3. See the first paragraph on P.4: The authors used the Mehl method to calculate the elastic constants. However, no reference or explanation of this method was provided in the article. This could be problematic for readers who are not familiar with the Mehl method and may need to understand it in order to fully understand the research methodology and results. What strains were used to determine the elastic constants?

4. See the first paragraph on P.5: It is essential that almost all part of the text should be moved to the introduction.

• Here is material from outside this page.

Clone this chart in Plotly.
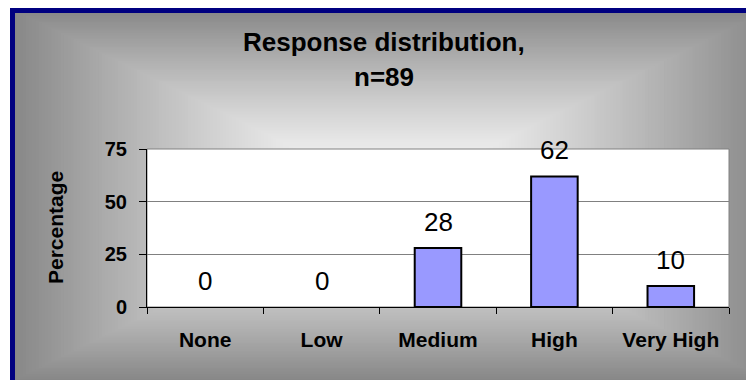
import plotly.graph_objects as go

# Response levels and the share of respondents (%) for each
categories = ["None", "Low", "Medium", "High", "Very High"]
percentages = [0, 0, 28, 62, 10]
y_ticks = [0, 25, 50, 75]
title_lines = ["Response distribution,", "n=89"]
y_title = "Percentage"

FONT = "Liberation Sans, Arial, sans-serif"
W, H = 746, 380
L, R, T, B = 147, 17, 149, 73
pw = W - L - R
ph = H - T - B


def px_x(px):
    """Horizontal pixel position -> paper coordinate."""
    return (px - L) / pw


def px_y(py):
    """Vertical pixel position (from top) -> paper coordinate."""
    return (H - B - py) / ph


# Chart-area box (pixels) with a rectangular centre-out gray gradient
ax0, ay0, ax1, ay1 = 10, 8, 772, 382
cx, cy = (ax0 + ax1) / 2, (ay0 + ay1) / 2
hw, hh = (ax1 - ax0) / 2, (ay1 - ay0) / 2

shapes = []
steps = 120
for k in range(steps):
    t = 1 - k / steps
    g = round(255 - (255 - 134) * t ** 1.3)
    shapes.append(dict(
        type="rect", xref="paper", yref="paper", layer="below",
        x0=px_x(max(cx - t * hw, 15)), x1=px_x(cx + t * hw + (8 if k == 0 else 0)),
        y0=px_y(cy + t * hh + (8 if k == 0 else 0)), y1=px_y(max(cy - t * hh, 13)),
        fillcolor=f"rgb({g},{g},{g})", line=dict(width=0),
    ))

# Navy frame edges (top and left are the ones inside the canvas)
shapes.append(dict(
    type="rect", xref="paper", yref="paper", layer="below",
    x0=px_x(ax0), x1=px_x(ax1 + 8), y0=px_y(ay0 + 5), y1=px_y(ay0),
    fillcolor="#000080", line=dict(width=0),
))
shapes.append(dict(
    type="rect", xref="paper", yref="paper", layer="below",
    x0=px_x(ax0), x1=px_x(ax0 + 5), y0=px_y(ay1 + 8), y1=px_y(ay0),
    fillcolor="#000080", line=dict(width=0),
))

# White plot area with a gray border
shapes.append(dict(
    type="rect", xref="paper", yref="paper", layer="below",
    x0=0, x1=1, y0=0, y1=1,
    fillcolor="white", line=dict(color="#808080", width=1),
))

fig = go.Figure()
fig.add_trace(go.Bar(
    x=categories, y=percentages,
    marker=dict(
        color="#9999FF",
        line=dict(color="black", width=[2 if v > 0 else 0 for v in percentages]),
    ),
    hoverinfo="skip",
))

annotations = []
for c, v in zip(categories, percentages):
    annotations.append(dict(
        x=c, y=v, xref="x", yref="y", text=str(v), showarrow=False,
        yanchor="middle", yshift=26,
        font=dict(family=FONT, size=26, color="black"),
    ))

for line, py in zip(title_lines, [42, 77]):
    annotations.append(dict(
        x=px_x(384), y=px_y(py), xref="paper", yref="paper",
        text=line, showarrow=False, xanchor="center", yanchor="middle",
        font=dict(family=FONT, size=26, color="black", weight="bold"),
    ))

annotations.append(dict(
    x=px_x(55), y=0.5, xref="paper", yref="paper",
    text=y_title, showarrow=False, textangle=-90,
    xanchor="center", yanchor="middle",
    font=dict(family=FONT, size=21, color="black", weight="bold"),
))

fig.update_layout(
    width=W, height=H,
    margin=dict(l=L, r=R, t=T, b=B, pad=0),
    paper_bgcolor="white",
    plot_bgcolor="rgba(0,0,0,0)",
    showlegend=False,
    bargap=0.6,
    shapes=shapes,
    annotations=annotations,
    xaxis=dict(
        type="category", tickson="boundaries",
        ticks="outside", ticklen=6, tickcolor="black", tickwidth=1,
        showline=True, linecolor="black", linewidth=1,
        showgrid=False, zeroline=False,
        ticklabelstandoff=14,
        tickfont=dict(family=FONT, size=21, color="black", weight="bold"),
    ),
    yaxis=dict(
        range=[0, 75], tickvals=y_ticks,
        ticks="outside", ticklen=7, tickcolor="black", tickwidth=1,
        showline=True, linecolor="black", linewidth=1,
        showgrid=True, gridcolor="#808080", gridwidth=1,
        zeroline=False, ticklabelstandoff=8,
        tickfont=dict(family=FONT, size=20, color="black", weight="bold"),
    ),
)

fig.write_html("out.html")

5. The authors did not provide a clear explanation for the significant change in the energy of formation of the system when the number of hydrogen molecules changed from 10 to 11. This information is crucial for readers to fully understand the implications of the research.

6. Although the authors briefly mention some theoretical implications of their findings, I believe that a more in-depth analysis is necessary for a full understanding of the research. Further discussion of the results is essential to contextualise the significance and relevance of the B₂₀N₂₄ polymorph and to provide suggestions for future experiments and research. Therefore, I recommend that the authors revise Results and Discussion section to more fully unpack the implications of their results.

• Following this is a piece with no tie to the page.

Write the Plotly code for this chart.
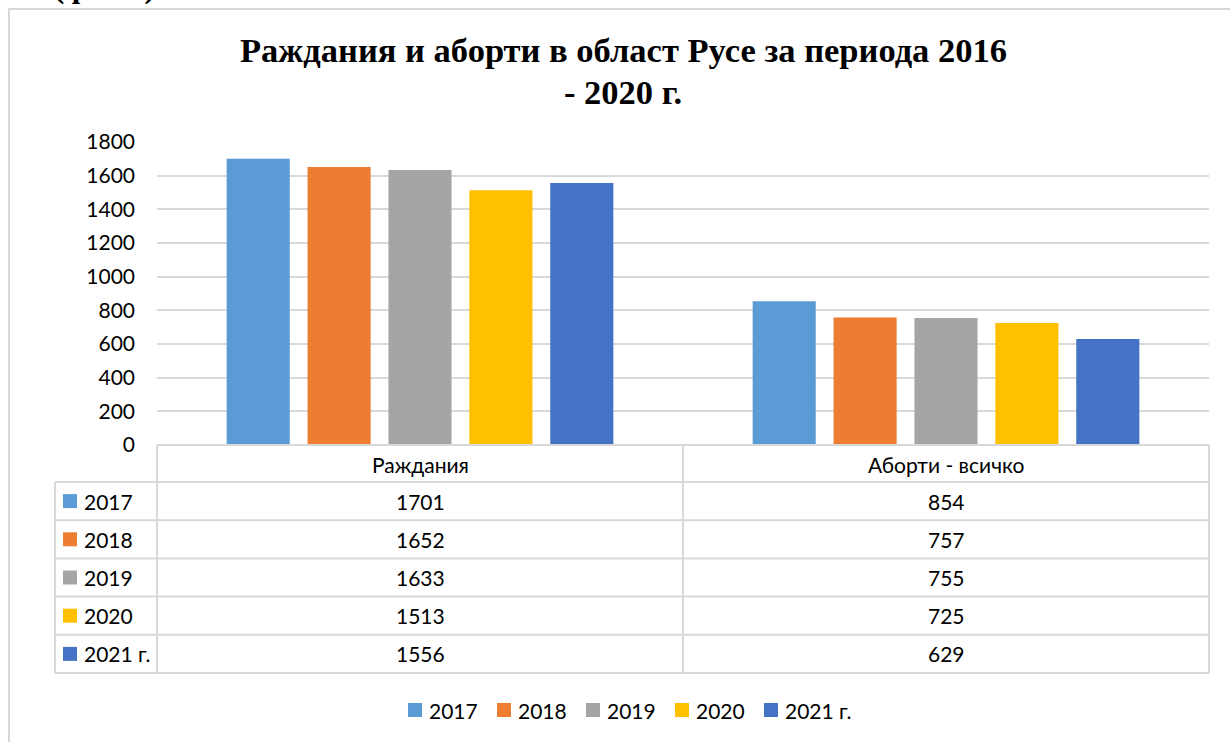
import plotly.graph_objects as go

categories = ["Раждания", "Аборти - всичко"]
series_names = ["2017", "2018", "2019", "2020", "2021 г."]
values = {
    "2017": [1701, 854],
    "2018": [1652, 757],
    "2019": [1633, 755],
    "2020": [1513, 725],
    "2021 г.": [1556, 629],
}
colors = ["#5B9BD5", "#ED7D31", "#A5A5A5", "#FFC000", "#4472C4"]
y_ticks = [0, 200, 400, 600, 800, 1000, 1200, 1400, 1600, 1800]
title_lines = ["Раждания и аборти в област Русе за периода 2016", "- 2020 г."]
caption = "(фиг.1)"

W, H = 1230, 742
L, R, T, B = 157, 1209, 142, 445


def px(x):
    return (x - L) / (R - L)


def py(y):
    return (B - y) / (B - T)


FONT = "Lato, 'Open Sans', sans-serif"
FS = 21
GRID = "#d9d9d9"

fig = go.Figure()
for name, col in zip(series_names, colors):
    fig.add_trace(go.Bar(x=categories, y=values[name], name=name,
                         marker=dict(color=col, line=dict(width=0)),
                         showlegend=False))

shapes = []
annotations = []

# chart border
shapes.append(dict(type="rect", xref="paper", yref="paper",
                   x0=px(9), x1=px(1250), y0=py(9), y1=py(760),
                   line=dict(color=GRID, width=2), layer="below"))

# data table lines
row_top = 482
row_h = 38.2
n_rows = len(series_names)
bottom = row_top + n_rows * row_h
shapes.append(dict(type="line", xref="paper", yref="paper",
                   x0=px(157), x1=px(1209), y0=py(445), y1=py(445),
                   line=dict(color=GRID, width=2)))
for k in range(n_rows + 1):
    yy = row_top + k * row_h
    shapes.append(dict(type="line", xref="paper", yref="paper",
                       x0=px(55), x1=px(1209), y0=py(yy), y1=py(yy),
                       line=dict(color=GRID, width=2)))
shapes.append(dict(type="line", xref="paper", yref="paper",
                   x0=px(55), x1=px(55), y0=py(row_top), y1=py(bottom),
                   line=dict(color=GRID, width=2)))
for xx in [157, 683, 1209]:
    shapes.append(dict(type="line", xref="paper", yref="paper",
                       x0=px(xx), x1=px(xx), y0=py(445), y1=py(bottom),
                       line=dict(color=GRID, width=2)))

# header texts
for c in categories:
    annotations.append(dict(x=c, xref="x", y=py(464), yref="paper",
                            text=c, showarrow=False,
                            font=dict(family=FONT, size=FS, color="#000000"),
                            xanchor="center", yanchor="middle"))

# rows
for k, (name, col) in enumerate(zip(series_names, colors)):
    yc = row_top + row_h / 2 + k * row_h
    shapes.append(dict(type="rect", xref="paper", yref="paper",
                       x0=px(63), x1=px(77), y0=py(yc - 7), y1=py(yc + 7),
                       fillcolor=col, line=dict(width=0)))
    annotations.append(dict(x=px(82), xref="paper", y=py(yc), yref="paper",
                            text=name, showarrow=False,
                            font=dict(family=FONT, size=FS, color="#000000"),
                            xanchor="left", yanchor="middle"))
    for ci, c in enumerate(categories):
        annotations.append(dict(x=c, xref="x", y=py(yc), yref="paper",
                                text=str(values[name][ci]), showarrow=False,
                                font=dict(family=FONT, size=FS, color="#000000"),
                                xanchor="center", yanchor="middle"))

# legend (bottom)
leg_y = 710
for i, (name, col) in enumerate(zip(series_names, colors)):
    x0 = 408 + 89 * i
    shapes.append(dict(type="rect", xref="paper", yref="paper",
                       x0=px(x0), x1=px(x0 + 14), y0=py(leg_y - 7), y1=py(leg_y + 7),
                       fillcolor=col, line=dict(width=0)))
    annotations.append(dict(x=px(x0 + 19), xref="paper", y=py(leg_y), yref="paper",
                            text=name, showarrow=False,
                            font=dict(family=FONT, size=FS, color="#000000"),
                            xanchor="left", yanchor="middle"))

# title
for i, line in enumerate(title_lines):
    annotations.append(dict(x=px(623), xref="paper", y=py(50 + 42 * i), yref="paper",
                            text="<b>" + line + "</b>", showarrow=False,
                            font=dict(family="'Liberation Serif', 'Times New Roman', serif",
                                      size=34.5, color="#000000"),
                            xanchor="center", yanchor="middle"))

# clipped caption at the very top-left
annotations.append(dict(x=px(51), xref="paper", y=py(-14), yref="paper",
                        text="<b>" + caption + "</b>", showarrow=False,
                        font=dict(family="'Liberation Serif', serif", size=34, color="#000000"),
                        xanchor="left", yanchor="middle"))

fig.update_layout(
    width=W, height=H,
    margin=dict(l=L, r=W - R, t=T, b=H - B, autoexpand=False),
    paper_bgcolor="white", plot_bgcolor="white",
    barmode="group", bargap=0.231, bargroupgap=0.22,
    showlegend=False,
    shapes=shapes, annotations=annotations,
    xaxis=dict(showticklabels=False, showline=False, showgrid=False,
               zeroline=False, fixedrange=True),
    yaxis=dict(range=[0, 1800], tickvals=y_ticks, ticktext=[str(v) for v in y_ticks],
               showgrid=True, gridcolor=GRID, gridwidth=2, zeroline=False,
               showline=False, ticks="", ticklabelstandoff=21,
               tickfont=dict(family=FONT, size=FS, color="#000000"),
               fixedrange=True),
)

fig.write_html("out.html", config={"displayModeBar": False},
               post_script="document.body.style.margin='0';document.body.style.overflow='hidden';")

7. Some references could be added to introduction:

https://doi.org/10.1021/acs.jpcc.2c02749

https://doi.org/10.1016/j.matchemphys.2020.123245

My conclusion is that this MS represents a promising discovery, but it would benefit from a major revision. Several of the comments I have made need to be addressed, either by clarifying or correcting misunderstandings, or by making revisions where necessary. In addition, I believe that the paper would be improved by providing more detailed information, discussion and perspectives on the proposed B₂₀N₂₄ polymorph. Although the article is well written and easy to read, it lacks the depth necessary to fully understand the significance of the findings.

Author Response

Dear Reviewer,

Thank you very much for your careful investigation throughout the whole text and useful comments.

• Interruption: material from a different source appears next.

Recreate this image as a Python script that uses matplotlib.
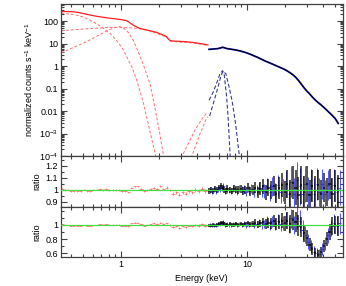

We have modified the manuscript accordingly, and detailed corrections are listed below point by point:

Question1: I would like to draw attention to one of the most interesting parts of the article, which is presented rather succinctly. Specifically, the authors describe the structure searching process that led to the discovery of the B20N24 polymorph (P. 2, see the last paragraph of the introduction), which involved conducting research on carbon structures and then using cage-like configurations with B and N atoms. This methodology provides important insights into the discovery process and illustrates the structural similarities between carbon and BN allotropes, which could have broader implications for materials science. Is this the authors’ method or has this method been demonstrated with another class of compounds? If so, please give the references.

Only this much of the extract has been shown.